KAMPALA (Reuters) - The Ugandan High Court has ordered the police to produce a journalist who has been held in an unknown location for 13 days, after a local media watchdog sued security chiefs over his disappearance.
Though Uganda has long enjoyed more press freedom than some African countries, rights groups and reporters have accused the government of cracking down since opposition protests erupted in the capital Kampala in April.
Augustine Okello, a radio journalist, disappeared after attending a meeting he was invited to by government security operatives, according to the Human Rights Network for Journalists-Uganda (HRNJ-Uganda).
“We obtained a habeas corpus for Okello (late on Monday) and the security bosses are required to produce Okello in court within 24 hours,” the association’s Geoffrey Sebaggala told Reuters.

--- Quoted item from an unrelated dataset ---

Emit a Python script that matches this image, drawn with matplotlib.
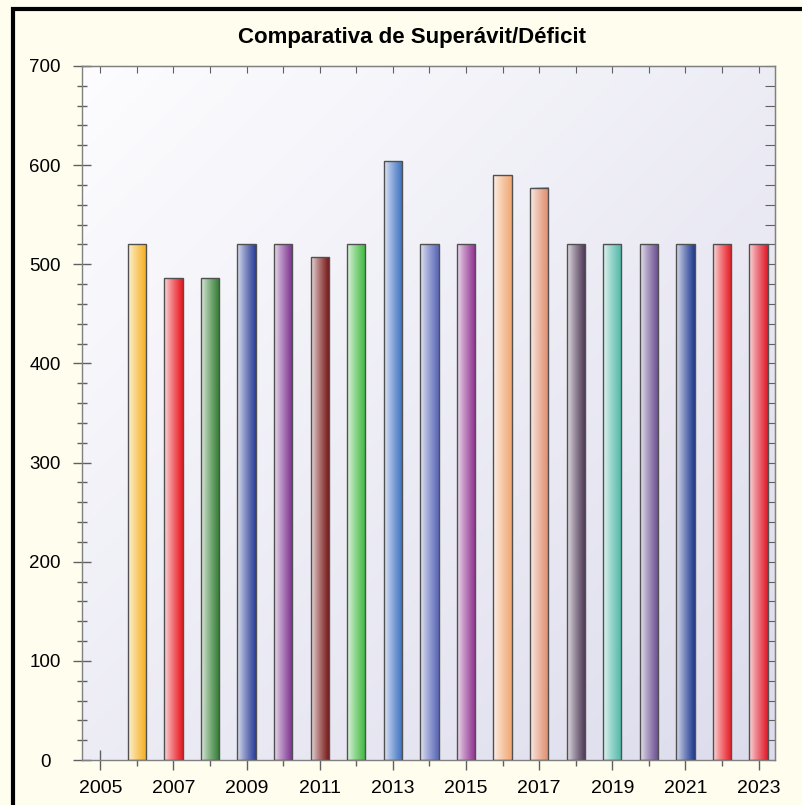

Rights groups in Uganda have resorted to habeas corpus petitions in the past in a bid to free people being held without charge by the security services.
A radio reporter seized in November 2010 and held for 10 days handcuffed in a dark room was released the day after a habeas corpus petition was filed, according to the New York-based Committee to Protect Journalists.
The police have admitted holding Okello, but he has not been charged and his lawyer and family were not told where he was being held, the group said.
The police were not immediately available for comment on the High Court order.
HRNJ-Uganda said it did not know why Okello had been arrested.
Under Ugandan law, suspects cannot be held for more than 48 hours without charge or access to a lawyer.
The group sued the chief of the defence forces, the inspector general of police and the head of military intelligence in an attempt to force the journalist’s release.
Ugandan journalists imposed a news blackout on the government in April to protest against beatings and confiscation of their equipment by the police while covering demonstrations against high food and fuel prices.
President Yoweri Museveni, who has been in power for 25 years and won a disputed election in February, called local and foreign journalists “enemies” of the country in April and accused them of exaggerating the violence.